• [Dataset section]:
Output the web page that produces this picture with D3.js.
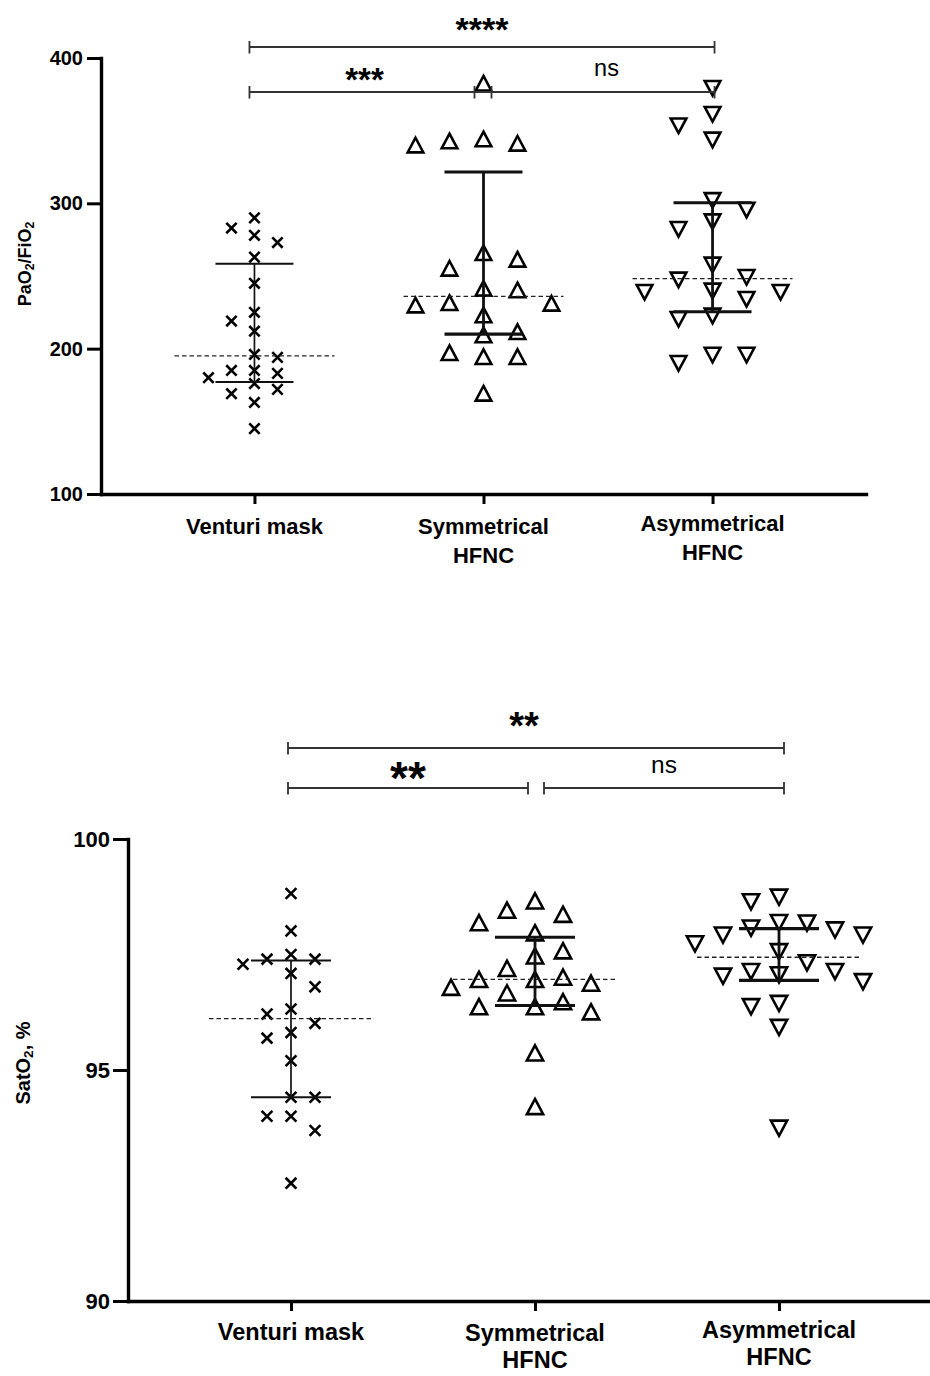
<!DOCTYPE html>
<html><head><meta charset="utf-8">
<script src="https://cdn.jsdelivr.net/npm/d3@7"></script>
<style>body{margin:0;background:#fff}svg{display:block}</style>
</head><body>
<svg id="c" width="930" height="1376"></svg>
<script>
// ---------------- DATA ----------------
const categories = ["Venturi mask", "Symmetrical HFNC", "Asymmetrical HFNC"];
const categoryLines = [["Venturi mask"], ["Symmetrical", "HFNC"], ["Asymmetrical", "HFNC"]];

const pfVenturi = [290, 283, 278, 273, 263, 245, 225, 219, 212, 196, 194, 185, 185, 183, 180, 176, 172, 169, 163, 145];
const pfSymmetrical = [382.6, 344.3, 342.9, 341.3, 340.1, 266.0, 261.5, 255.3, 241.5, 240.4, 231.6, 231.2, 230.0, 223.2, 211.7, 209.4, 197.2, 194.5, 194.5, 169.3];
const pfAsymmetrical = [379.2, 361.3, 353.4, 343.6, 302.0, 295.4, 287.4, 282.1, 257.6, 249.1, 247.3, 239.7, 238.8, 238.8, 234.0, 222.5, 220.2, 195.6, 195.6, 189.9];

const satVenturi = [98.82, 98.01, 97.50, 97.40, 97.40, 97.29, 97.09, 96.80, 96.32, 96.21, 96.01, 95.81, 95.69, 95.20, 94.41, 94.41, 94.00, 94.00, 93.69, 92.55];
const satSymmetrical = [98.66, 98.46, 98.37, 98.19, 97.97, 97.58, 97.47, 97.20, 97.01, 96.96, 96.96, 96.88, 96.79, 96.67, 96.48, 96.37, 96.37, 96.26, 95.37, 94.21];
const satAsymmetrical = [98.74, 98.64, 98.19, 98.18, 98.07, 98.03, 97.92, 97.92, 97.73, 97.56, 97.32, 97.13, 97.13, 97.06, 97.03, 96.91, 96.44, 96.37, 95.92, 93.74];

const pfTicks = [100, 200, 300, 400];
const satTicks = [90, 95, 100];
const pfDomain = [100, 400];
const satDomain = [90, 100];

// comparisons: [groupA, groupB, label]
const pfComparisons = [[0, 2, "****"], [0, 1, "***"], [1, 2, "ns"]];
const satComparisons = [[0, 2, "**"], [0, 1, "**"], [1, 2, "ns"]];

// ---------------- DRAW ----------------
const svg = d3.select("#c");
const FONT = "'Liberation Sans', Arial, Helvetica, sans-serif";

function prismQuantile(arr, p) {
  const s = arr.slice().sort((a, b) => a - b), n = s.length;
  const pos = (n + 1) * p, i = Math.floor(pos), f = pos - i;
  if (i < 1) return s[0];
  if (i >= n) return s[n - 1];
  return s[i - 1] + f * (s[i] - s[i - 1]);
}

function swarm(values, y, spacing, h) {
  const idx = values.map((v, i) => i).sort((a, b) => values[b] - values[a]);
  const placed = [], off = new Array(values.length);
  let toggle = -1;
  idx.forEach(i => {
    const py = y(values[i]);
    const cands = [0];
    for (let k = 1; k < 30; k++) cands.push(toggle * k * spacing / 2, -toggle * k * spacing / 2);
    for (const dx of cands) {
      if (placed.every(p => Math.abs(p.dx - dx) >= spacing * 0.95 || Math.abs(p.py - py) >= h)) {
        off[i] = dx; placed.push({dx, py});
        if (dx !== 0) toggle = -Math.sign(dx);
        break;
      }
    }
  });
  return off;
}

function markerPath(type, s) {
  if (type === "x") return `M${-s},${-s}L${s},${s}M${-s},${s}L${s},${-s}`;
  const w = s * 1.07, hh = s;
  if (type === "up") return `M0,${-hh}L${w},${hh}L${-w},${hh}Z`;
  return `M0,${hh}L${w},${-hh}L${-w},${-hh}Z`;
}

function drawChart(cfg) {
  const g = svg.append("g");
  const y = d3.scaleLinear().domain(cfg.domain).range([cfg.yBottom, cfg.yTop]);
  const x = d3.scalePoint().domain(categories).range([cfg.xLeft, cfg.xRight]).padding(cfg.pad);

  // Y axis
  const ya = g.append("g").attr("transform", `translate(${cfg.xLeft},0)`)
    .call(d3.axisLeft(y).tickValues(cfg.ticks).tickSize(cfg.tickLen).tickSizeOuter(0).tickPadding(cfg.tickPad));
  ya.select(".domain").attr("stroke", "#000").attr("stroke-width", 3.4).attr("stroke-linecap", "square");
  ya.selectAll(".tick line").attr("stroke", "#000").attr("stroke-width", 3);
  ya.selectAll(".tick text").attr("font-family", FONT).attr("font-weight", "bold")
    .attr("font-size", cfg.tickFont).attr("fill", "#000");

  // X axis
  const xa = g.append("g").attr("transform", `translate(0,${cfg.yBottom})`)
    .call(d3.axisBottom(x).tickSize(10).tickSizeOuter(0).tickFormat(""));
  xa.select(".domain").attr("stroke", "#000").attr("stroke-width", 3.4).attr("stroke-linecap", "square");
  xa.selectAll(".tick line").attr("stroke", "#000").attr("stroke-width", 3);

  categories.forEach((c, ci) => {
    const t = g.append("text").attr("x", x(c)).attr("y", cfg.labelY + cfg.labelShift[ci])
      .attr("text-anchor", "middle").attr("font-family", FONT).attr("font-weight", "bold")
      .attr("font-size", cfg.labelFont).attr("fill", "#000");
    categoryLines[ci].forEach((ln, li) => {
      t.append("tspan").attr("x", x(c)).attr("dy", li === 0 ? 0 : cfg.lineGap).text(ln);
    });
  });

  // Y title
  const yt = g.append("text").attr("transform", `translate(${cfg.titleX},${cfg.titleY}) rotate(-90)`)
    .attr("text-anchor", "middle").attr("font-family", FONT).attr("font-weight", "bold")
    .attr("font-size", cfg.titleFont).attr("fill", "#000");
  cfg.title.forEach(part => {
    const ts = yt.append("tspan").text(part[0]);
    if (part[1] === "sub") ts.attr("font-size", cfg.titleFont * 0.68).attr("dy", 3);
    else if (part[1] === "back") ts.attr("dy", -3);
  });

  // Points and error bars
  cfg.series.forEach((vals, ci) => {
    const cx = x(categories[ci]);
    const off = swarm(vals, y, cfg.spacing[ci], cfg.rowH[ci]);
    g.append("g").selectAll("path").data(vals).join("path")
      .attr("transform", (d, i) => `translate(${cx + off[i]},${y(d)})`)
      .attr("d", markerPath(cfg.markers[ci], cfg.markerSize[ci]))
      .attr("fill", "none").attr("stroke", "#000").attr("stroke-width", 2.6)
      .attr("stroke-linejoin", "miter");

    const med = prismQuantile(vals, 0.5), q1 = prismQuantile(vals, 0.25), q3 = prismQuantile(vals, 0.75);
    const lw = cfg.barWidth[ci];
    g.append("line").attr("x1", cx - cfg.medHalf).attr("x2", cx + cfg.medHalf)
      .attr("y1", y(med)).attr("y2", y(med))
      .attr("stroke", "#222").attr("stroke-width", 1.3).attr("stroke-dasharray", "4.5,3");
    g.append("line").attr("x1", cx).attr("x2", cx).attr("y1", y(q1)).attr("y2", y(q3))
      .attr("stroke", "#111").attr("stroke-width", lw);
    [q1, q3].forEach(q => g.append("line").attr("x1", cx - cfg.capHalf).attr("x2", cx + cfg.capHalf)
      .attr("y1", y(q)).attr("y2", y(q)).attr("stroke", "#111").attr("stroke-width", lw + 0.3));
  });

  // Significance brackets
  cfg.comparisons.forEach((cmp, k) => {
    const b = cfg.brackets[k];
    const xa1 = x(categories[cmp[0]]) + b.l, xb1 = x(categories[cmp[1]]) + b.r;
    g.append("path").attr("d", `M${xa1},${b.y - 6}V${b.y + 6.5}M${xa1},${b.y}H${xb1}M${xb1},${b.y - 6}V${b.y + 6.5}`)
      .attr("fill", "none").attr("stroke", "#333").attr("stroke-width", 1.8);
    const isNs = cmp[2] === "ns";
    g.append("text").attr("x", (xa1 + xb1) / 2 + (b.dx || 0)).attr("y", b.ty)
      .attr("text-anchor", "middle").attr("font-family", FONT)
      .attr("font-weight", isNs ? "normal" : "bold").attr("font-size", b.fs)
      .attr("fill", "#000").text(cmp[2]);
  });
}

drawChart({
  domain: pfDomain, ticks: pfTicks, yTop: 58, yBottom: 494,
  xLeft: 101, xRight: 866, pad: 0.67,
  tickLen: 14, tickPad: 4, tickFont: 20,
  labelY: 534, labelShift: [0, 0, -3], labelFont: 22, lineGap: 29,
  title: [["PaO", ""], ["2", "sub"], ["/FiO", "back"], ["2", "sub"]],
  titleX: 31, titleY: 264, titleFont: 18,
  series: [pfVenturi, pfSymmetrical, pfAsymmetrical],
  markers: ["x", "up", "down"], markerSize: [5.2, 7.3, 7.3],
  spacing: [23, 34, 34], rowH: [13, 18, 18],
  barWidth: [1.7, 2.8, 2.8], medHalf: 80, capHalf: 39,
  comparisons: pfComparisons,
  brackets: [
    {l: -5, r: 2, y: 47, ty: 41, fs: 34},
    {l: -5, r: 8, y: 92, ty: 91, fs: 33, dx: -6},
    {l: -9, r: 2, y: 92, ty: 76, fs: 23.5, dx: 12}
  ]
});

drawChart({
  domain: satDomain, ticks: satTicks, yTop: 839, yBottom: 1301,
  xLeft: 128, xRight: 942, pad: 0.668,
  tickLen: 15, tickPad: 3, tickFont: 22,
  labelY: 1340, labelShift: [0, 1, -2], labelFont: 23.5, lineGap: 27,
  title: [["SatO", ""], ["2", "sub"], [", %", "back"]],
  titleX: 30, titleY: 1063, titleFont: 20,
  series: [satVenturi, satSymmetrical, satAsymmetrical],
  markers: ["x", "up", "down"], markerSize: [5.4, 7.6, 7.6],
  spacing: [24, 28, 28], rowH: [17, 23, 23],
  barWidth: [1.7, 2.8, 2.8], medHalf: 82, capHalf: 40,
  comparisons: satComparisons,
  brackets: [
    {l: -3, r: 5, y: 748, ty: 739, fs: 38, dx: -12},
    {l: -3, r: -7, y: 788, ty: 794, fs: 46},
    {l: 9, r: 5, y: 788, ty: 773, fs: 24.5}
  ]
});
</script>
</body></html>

• [Direction]: In the data above, please extract the lines from the first one through the line with "195.6, 195.6, 189.9];", exactly, and keep pictures out.

• [Finished answer]:
Output the web page that produces this picture with D3.js.
<!DOCTYPE html>
<html><head><meta charset="utf-8">
<script src="https://cdn.jsdelivr.net/npm/d3@7"></script>
<style>body{margin:0;background:#fff}svg{display:block}</style>
</head><body>
<svg id="c" width="930" height="1376"></svg>
<script>
// ---------------- DATA ----------------
const categories = ["Venturi mask", "Symmetrical HFNC", "Asymmetrical HFNC"];
const categoryLines = [["Venturi mask"], ["Symmetrical", "HFNC"], ["Asymmetrical", "HFNC"]];

const pfVenturi = [290, 283, 278, 273, 263, 245, 225, 219, 212, 196, 194, 185, 185, 183, 180, 176, 172, 169, 163, 145];
const pfSymmetrical = [382.6, 344.3, 342.9, 341.3, 340.1, 266.0, 261.5, 255.3, 241.5, 240.4, 231.6, 231.2, 230.0, 223.2, 211.7, 209.4, 197.2, 194.5, 194.5, 169.3];
const pfAsymmetrical = [379.2, 361.3, 353.4, 343.6, 302.0, 295.4, 287.4, 282.1, 257.6, 249.1, 247.3, 239.7, 238.8, 238.8, 234.0, 222.5, 220.2, 195.6, 195.6, 189.9];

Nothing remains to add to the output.